Okay, so I've been pretty long-winded about all this, can I possibly
codify it all into a reasonably succinct set of guidelines? (which
ought to be committed to the repo somewhere, although whether it's as
a lump of text in a docs webpage or a lump of commentary in some source
file is not clear; opinions welcome.)
o Emit standard DWARF if possible.
o Omitting standard DWARF features that nobody uses is fine.
(example: DW_AT_sibling)
o Extensions are okay, but think about the circumstances where they
would be useful (versus just wasting space). These are probably a
debugger tuning decision, but might be a target-based decision.
(example: DW_AT_APPLE_* attributes)
o If some debugger can't tolerate some piece of standard DWARF, that's
a missing feature or a bug in the debugger. Accommodating that in
the compiler is a debugger tuning decision.
(example: DW_OP_form_tls_address not understood by GDB)
o If some debugger has no use for some piece of standard DWARF, and
it saves space to omit it, that's a debugger tuning decision.
(example: .debug_pubnames/.debug_pubtypes sections)

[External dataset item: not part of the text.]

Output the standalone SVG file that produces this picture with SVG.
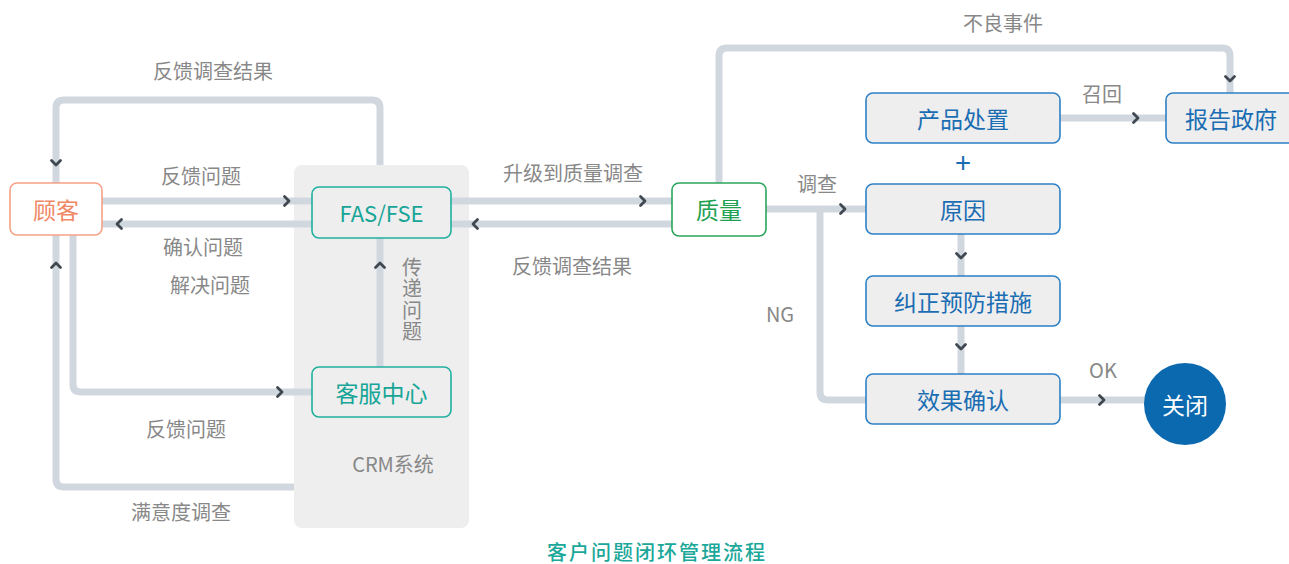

o If a debugger wants things a certain way regardless of the target,
that's probably a debugger tuning decision.
o If "system" software on a target (other than the debugger) wants
things a certain way regardless of which debugger you're using,
that's NOT a debugger tuning decision, but a target-based decision.
(example: .debug_aranges section)
Let me know if this all seems reasonable, and especially if you have
a good idea where to keep the guidelines.